Currently for scheduling the chunks I use an SQS queue so when a job is created I dump all chunks to the SQS queue and the workers will take the chunks. It works like a FIFO.
So to summarize what does what:
A job is a lot of processor intensive calculations. It consists of multiple independent chunks that are about the same size.
A chunk is a processor intensive calculation the workers can work on. Independent of other chunks and can be calculated itself without additional context.
The server creates jobs. When the job is created the server puts all the job's chunks on the Queue (and essentially forgets about the jobs).
The workers can work on chunks. It does not matter what job is the chunk part of, the worker can take on any. A worker when it has nothing to work on (is newly created, or already finished its previous chunk) looks for the next chunk on the queue.
The problem
When a job is scheduled all chunks are added to the queue and when a next job is scheduled it will not be started to be worked on until the first job is finished.

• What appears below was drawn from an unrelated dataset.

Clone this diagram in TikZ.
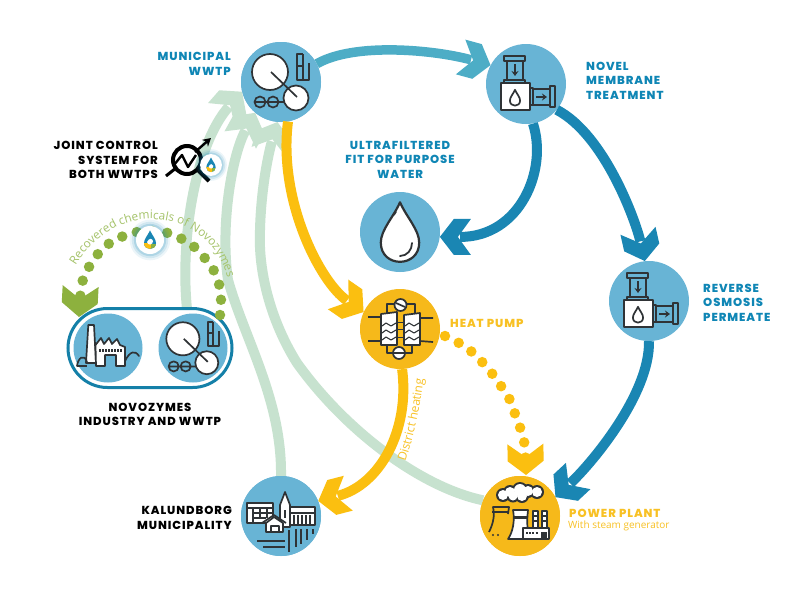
\documentclass[tikz,border=0pt]{standalone}
\usepackage{fontspec}
\setmainfont{Poppins}[BoldFont={Poppins ExtraBold},LetterSpace=8]
\newfontfamily\opn{Open Sans}
\usetikzlibrary{arrows.meta,shapes.misc,decorations.text}
\definecolor{cblue}{HTML}{68B4D5}
\definecolor{cyel}{HTML}{F6B91A}
\definecolor{lyel}{HTML}{FBBF10}
\definecolor{tyel}{HTML}{F8C124}
\definecolor{tblue}{HTML}{0F86B5}
\definecolor{lteal}{HTML}{4DADC6}
\definecolor{lblue}{HTML}{1A86B3}
\definecolor{lgreen}{HTML}{C7E2CF}
\definecolor{dgreen}{HTML}{8DB13E}
\definecolor{tgreen}{HTML}{A5C36A}
\definecolor{capb}{HTML}{1480A8}
\definecolor{ink}{HTML}{2F3336}
\makeatletter
\pgfdeclarearrow{
  name=Chev,
  parameters={\the\pgfarrowlength},
  setup code={
    \pgfarrowssettipend{0pt}
    \pgfarrowssetlineend{-0.65\pgfarrowlength}
    \pgfarrowssetbackend{-\pgfarrowlength}
    \pgfarrowssavethe\pgfarrowlength
  },
  drawing code={
    \pgfpathmoveto{\pgfqpoint{0pt}{0pt}}
    \pgfpathlineto{\pgfpoint{-0.45\pgfarrowlength}{0.58\pgfarrowlength}}
    \pgfpathlineto{\pgfpoint{-1\pgfarrowlength}{0.58\pgfarrowlength}}
    \pgfpathlineto{\pgfpoint{-0.58\pgfarrowlength}{0pt}}
    \pgfpathlineto{\pgfpoint{-1\pgfarrowlength}{-0.58\pgfarrowlength}}
    \pgfpathlineto{\pgfpoint{-0.45\pgfarrowlength}{-0.58\pgfarrowlength}}
    \pgfpathclose
    \pgfusepathqfill
  },
  defaults={length=31pt}
}
\makeatother
\def\dropP{(0,-9.6) .. controls (2,-5) and (6,-1) .. (6,3) .. controls (6,7) and (3,9) .. (0,9) .. controls (-3,9) and (-6,7) .. (-6,3) .. controls (-6,-1) and (-2,-5) .. (0,-9.6) -- cycle}
\tikzset{
  disc/.style={circle,inner sep=0pt,minimum size=80pt,fill=cblue},
  ydisc/.style={disc,fill=cyel},
  sdisc/.style={disc,minimum size=69pt},
  flow/.style={line width=#1,-{Chev},line cap=butt},
  flow/.default=10pt,
  dots/.style={line width=10.5pt,line cap=round,dash pattern=on 0pt off 15.3pt,-{Chev}},
  ttl/.style={font=\bfseries\fontsize{11.6}{14.5}\selectfont,inner sep=0pt},
  ic/.style={draw=ink,line width=1.7pt,line join=round},
  wwticon/.pic={
    \draw[ic,fill=white] (-11,-10) circle (18);
    \draw[ic,fill=white] (15,16) circle (12.5);
    \draw[ic] (-10,-10) -- (16,15);
    \draw[ic] (-21,20) circle (5.5) (-8,20) circle (5.5) (-27,20) -- (3,20);
    \draw[ic] (22,-28) -- (16,-28) -- (16,-2) -- (28,-2) -- (28,-19);
    \draw[ic] (16,-16) -- (22,-16) (22,-28) -- (22,-2);
  },
  memicon/.pic={
    \draw[ic] (-22,-28) rectangle (-1,-23);
    \draw[ic] (-19,-23) rectangle (-3,-4);
    \draw[ic] (-22,-4) rectangle (-1,-1);
    \draw[ic,fill=white] (-25,-1) rectangle (4,26);
    \draw[ic] (4,4) rectangle (7,21);
    \draw[ic] (7,5) rectangle (24,21);
    \draw[ic] (24,2) rectangle (29,23);
    \draw[ic,-{Stealth[length=5pt,width=7pt]}] (-11,-20) -- (-11,-8);
    \draw[ic,-{Stealth[length=5pt,width=7pt]}] (10,13) -- (21,13);
    \draw[ic,shift={(-11,14)},scale=0.85] \dropP;
  },
  badge/.pic={
    \foreach \r/\o in {1.45/.08,1.3/.12,1.15/.18}{\fill[tblue,opacity=\o] (0,0) circle (\r*14);}
    \fill[white] (0,0) circle (14);
    \fill[lblue] \dropP;
    \begin{scope}
      \clip \dropP;
      \fill[lyel] (-7,3) rectangle (1,10);
      \fill[dgreen] (1,4) rectangle (7,10);
    \end{scope}
    \fill[white] (-3,2) .. controls (-1,-2) and (2,-2) .. (3,1) .. controls (3,5) and (-2,6) .. (-3,2) -- cycle;
  }
}
\begin{document}
\begin{tikzpicture}[x=1pt,y=-1pt]
\useasboundingbox (0,0) rectangle (800,600);
\fill[white] (0,0) rectangle (800,600);
\node[disc]  (ww)  at (281,82)  {};
\node[disc]  (mem) at (526,84)  {};
\node[disc]  (drop) at (400,232) {};
\node[disc]  (ro)  at (649,301) {};
\node[ydisc] (hp)  at (400,329) {};
\node[ydisc] (pw)  at (520,516) {};
\node[disc]  (ka)  at (281,516) {};
\coordinate (nzout) at (187,309);
% pale green return lines
\draw[flow,lgreen] (nzout) .. controls (180,240) and (195,145) .. (ww.194);
\draw[flow,lgreen] (ka.90) .. controls (282,400) and (245,340) .. (228,280) .. controls (220,225) and (232,155) .. (ww.230);
\draw[flow,lgreen] (pw.157) .. controls (420,487) and (345,430) .. (297,363) .. controls (270,320) and (258,270) .. (260,230) .. controls (261,190) and (268,155) .. (ww.265);
% redraw discs above pale lines
\node[disc]  at (ww)  {};
\node[ydisc] at (pw)  {};
\node[disc]  at (ka)  {};
% capsule
\node[rounded rectangle,draw=capb,line width=3pt,fill=white,minimum width=164pt,minimum height=79pt,inner sep=0pt] (nz) at (150,348) {};
\node[sdisc] (nzf) at (108,348) {};
\node[sdisc] (nzw) at (193,348) {};
% main flows
\draw[flow=9.5pt,lteal] (ww.27) .. controls (355,42) and (435,50) .. (mem.152);
\draw[flow,lblue] (mem.-80) .. controls (548,170) and (520,237) .. (drop.-7);
\draw[flow,lblue] (mem.-40) .. controls (605,135) and (636,222) .. (ro.96);
\draw[flow,lblue] (ro.-90) .. controls (650,395) and (590,465) .. (pw.28);
\draw[flow,lyel] (ww.-80) .. controls (278,200) and (320,282) .. (hp.155);
\draw[flow,lyel] (hp.-87) .. controls (410,430) and (380,485) .. (ka.22);
% dotted flows
\coordinate (hpout) at (445,336);
\coordinate (pwin) at (526,475);
\draw[dots,lyel] plot[smooth] coordinates {(hpout) (459,343) (472,352) (484,364) (494,376) (503,389) (511,402) (516,417) (522,433) (525,448) (pwin)};
\coordinate (nzdot) at (220,315);
\coordinate (nzin) at (79,317);
\draw[dots,dgreen] plot[smooth] coordinates {(nzdot) (221,299) (219,284) (213,269) (203,256) (192,245) (178,237) (164,232) (148,231) (132,233) (117,239) (103,248) (93,261) (85,274) (81,289) (nzin)};
% along-path labels
\path[decorate,decoration={text along path,text color=tgreen,text align=center,text={|\opn\fontsize{11.8}{12}\selectfont|Recovered chemicals of Novozymes}}]
  (72,272) .. controls (85,245) and (115,219) .. (150,219) .. controls (190,219) and (222,245) .. (229,285);
\path[decorate,decoration={text along path,text color=tyel,text align=center,text={|\opn\fontsize{12}{12}\selectfont|District heating}}]
  (404,466) .. controls (413,440) and (420,410) .. (424,375);
% icons
\pic at (ww) {wwticon};
\pic[scale=0.92] at (nzw) {wwticon};
\pic at (mem) {memicon};
\pic at (ro) {memicon};
% large drop
\draw[ic,line width=2.2pt,fill=white,shift={(400,233)},scale=3.2] \dropP;
\draw[ic,line width=1.8pt,line cap=round] (412,243) .. controls (412,250) and (407,256) .. (400,256);
\fill[ink] (410,259) circle (1.1);
\draw[ic,line width=1.4pt,line cap=round] (396,212) -- (394,215);
% heat pump icon
\draw[ic] (387,313) -- (387,304) -- (415,304) -- (415,313);
\draw[ic] (387,345) -- (387,353) -- (412,353) -- (412,345);
\draw[ic] (368,317) -- (381,317) (368,341) -- (381,341) (420,318) -- (433,318) (420,341) -- (433,342);
\draw[ic,fill=white] (381,314) -- (397,312) -- (397,345) -- (381,345) -- cycle;
\draw[ic,fill=white] (404,315) -- (420,313) -- (420,345) -- (404,345) -- cycle;
\draw[ic,line width=1.1pt] (382,326) -- (386,323) -- (391,326) -- (396,323) (382,333) -- (386,330) -- (391,333) -- (396,330) (382,340) -- (386,337) -- (391,340) -- (396,337);
\draw[ic,line width=1.1pt] (405,326) -- (409,323) -- (414,326) -- (419,323) (405,333) -- (409,330) -- (414,333) -- (419,330) (405,340) -- (409,337) -- (414,340) -- (419,337);
\draw[ic,line width=1pt] (397,322) -- (404,322) (397,329) -- (404,329) (397,337) -- (404,337);
\draw[ic,fill=white] (400.5,305) circle (6);
\draw[ic] (396,303) -- (405,307);
\draw[ic,fill=white] (399,353) circle (6);
\draw[ic] (393,353) -- (405,353);
% power plant icon
\foreach \x/\y/\r in {503/495/5,510/492/5,520/490/6,528/491/5,537/492/5,522/496/5,513/496/4.5}{\fill[ink] (\x,\y) circle (\r+2);}
\foreach \x/\y/\r in {503/495/5,510/492/5,520/490/6,528/491/5,537/492/5,522/496/5,513/496/4.5}{\fill[white] (\x,\y) circle (\r);}
\draw[ic] (489,532) .. controls (493,524) and (495,516) .. (493,507) -- (509,507) -- (508,514);
\draw[ic] (492,512) -- (508,512);
\fill[ink] (493,535) circle (1.2) (498,535) circle (1.2);
\draw[ic,fill=white] (513,510) -- (528,510) .. controls (527,520) and (526,532) .. (532,539) -- (508,539) .. controls (513,532) and (515,520) .. (513,510) -- cycle;
\fill[ink] (513.5,516) rectangle (527.5,519);
\draw[ic,fill=white] (533,511) rectangle (538,528);
\draw[ic,fill=white] (542,511) rectangle (547,528);
\draw[ink,line width=1.4pt] (533,516) -- (538,516) (533,521) -- (538,521) (542,516) -- (547,516) (542,521) -- (547,521);
\draw[ic,fill=white] (523,528) rectangle (549,539);
\draw[ink,line width=1.2pt,dash pattern=on 2pt off 1.2pt] (526,533) -- (538,533);
\fill[ink] (541,532) rectangle (547,539);
% factory icon
\draw[ic,fill=white] (88.3,325) -- (94,325) -- (96,363) -- (86,363) -- cycle;
\draw[ic,fill=white] (95.5,345) -- (101,338) -- (104,344) -- (109,338) -- (112,344) -- (117,339) -- (120,345) -- (125,347) -- (125,366) -- (116,366) -- (116,355) -- (105,355) -- (105,366) -- (96,366) -- cycle;
\draw[ink,line width=3pt,dash pattern=on 1.5pt off 1.5pt] (99,350) -- (122,350);
\draw[ic,line cap=round] (77,366) .. controls (78,358) and (84,353) .. (87,362);
\draw[ic,line cap=round] (125,361) .. controls (130,351) and (135,350) .. (139,356);
\draw[ic] (77,366) -- (87,366);
% Kalundborg icon
\draw[ic,fill=white] (247,503) rectangle (273,523);
\draw[ic] (247,508) -- (273,508) (253,513) -- (273,513) (253,518) -- (266,518) (253,508) -- (253,523) (260,508) -- (260,518) (267,508) -- (267,518);
\draw[ic,fill=white] (290,507) rectangle (315,525);
\draw[ink,line width=1.3pt] (290,513) -- (315,513);
\foreach \x in {294,298,302,306,310}{\draw[ink,line width=1.6pt] (\x,515) -- (\x,524);}
\draw[ic,fill=white] (280,505) -- (285,492) -- (290,505) -- (290,527) -- (280,527) -- cycle;
\fill[ink] (284,510) rectangle (286,518);
\draw[ic,fill=white] (266,523) -- (274,517) -- (283,523) -- (283,532) -- (266,532) -- cycle;
\draw[ic] (262,523) -- (274,515) -- (286,523);
\draw[ic] (271,526) rectangle (279,532);
\draw[ic] (257,541) -- (285,541) (263,547) -- (285,547);
\foreach \x/\a/\b in {289/530/552,296/529/547,301/529/544,307/529/540,313/529/534}{\draw[ic] (\x,\a) -- (\x,\b);}
% joint control icon
\draw[black,line width=4pt] (187,160) circle (14);
\draw[black,line width=3pt] (166,176) -- (176,168);
\draw[black,line width=4pt] (198,170) -- (209,181);
\draw[black,line width=2.4pt,line join=round] (174,165) -- (182,155) -- (188,167) -- (196,155);
\draw[black,line width=2.4pt,-{Stealth[length=8pt,width=9pt]}] (195,152) -- (211,138);
% badges
\pic[scale=0.78] at (211,165) {badge};
\pic at (150,240) {badge};
% labels
\node[ttl,text=tblue,align=right,anchor=east] (l1) at (231,64) {MUNICIPAL\\WWTP};
\node[ttl,text=tblue,align=left,anchor=west] (l2) at (586,80.5) {NOVEL\\MEMBRANE\\TREATMENT};
\node[ttl,text=tblue,align=center] (l3) at (400,159.5) {ULTRAFILTERED\\FIT FOR PURPOSE\\WATER};
\node[ttl,text=tblue,align=left,anchor=west] (l4) at (703,302.5) {REVERSE\\OSMOSIS\\PERMEATE};
\node[ttl,text=black,align=right,anchor=east] (l5) at (158,160) {JOINT CONTROL\\SYSTEM FOR\\BOTH WWTPS};
\node[ttl,text=black,align=center] (l6) at (150,414.5) {NOVOZYMES\\INDUSTRY AND WWTP};
\node[ttl,text=black,align=right,anchor=east] (l7) at (232,518) {KALUNDBORG\\MUNICIPALITY};
\node[ttl,text=tyel,anchor=west] (l8) at (450,323) {HEAT PUMP};
\node[ttl,text=tyel,anchor=west] (l9) at (569,513) {POWER PLANT};
\node[text=tyel,anchor=west,inner sep=0pt,font=\opn\fontsize{10}{11}\selectfont] (l10) at (568,526) {With steam generator};
\end{tikzpicture}
\end{document}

So in a scenario where job A (first) takes 4 hours and job B (second) takes 5 minutes, job B will not get started in the first few hours and will only be finished in about 4 hours 5 minutes, so if there is a large job scheduled it will effectively block all other calculations. The queue will look like this:
A1 A2 A3 A4 A5 A6 A7 A8 A9 A10 ... A100 B1 B2
I would like to not block the new calculations coming in but process them in a different order like:
A1 B1 A2 B2 A3 A4 A5 A6 A7 A8 A9 A10 ... A100
If a third job arrives after A1 and B1 has been picked up, it should still not be blocked:
A2 B2 C1 A3 C2 A4 C3 A5 C4 A6 A7 A8 A9 A10 ... A100
With ordering the chunks like this I can guarantee the following:
- For every job the first task is picked up relatively fast.
- For every job there is constant perceived progress (some new chunks are always finished)
- Short jobs (not many chunks) are finished relatively fast.
Solutions
I know I cannot reorder an SQS queue in itself, so I might have to do something like:
- Change technologies. Maybe some queue supports this out of the box in AWS
- When a new job is about to be scheduled, the server just takes all chunks from the queue, shuffles in the new chunks, puts back everything in the queue.
- Somehow reach the intended behavior with a priority queue (maybe RabbitMQ).
Is there some easy, safe solution for this? How should I do it?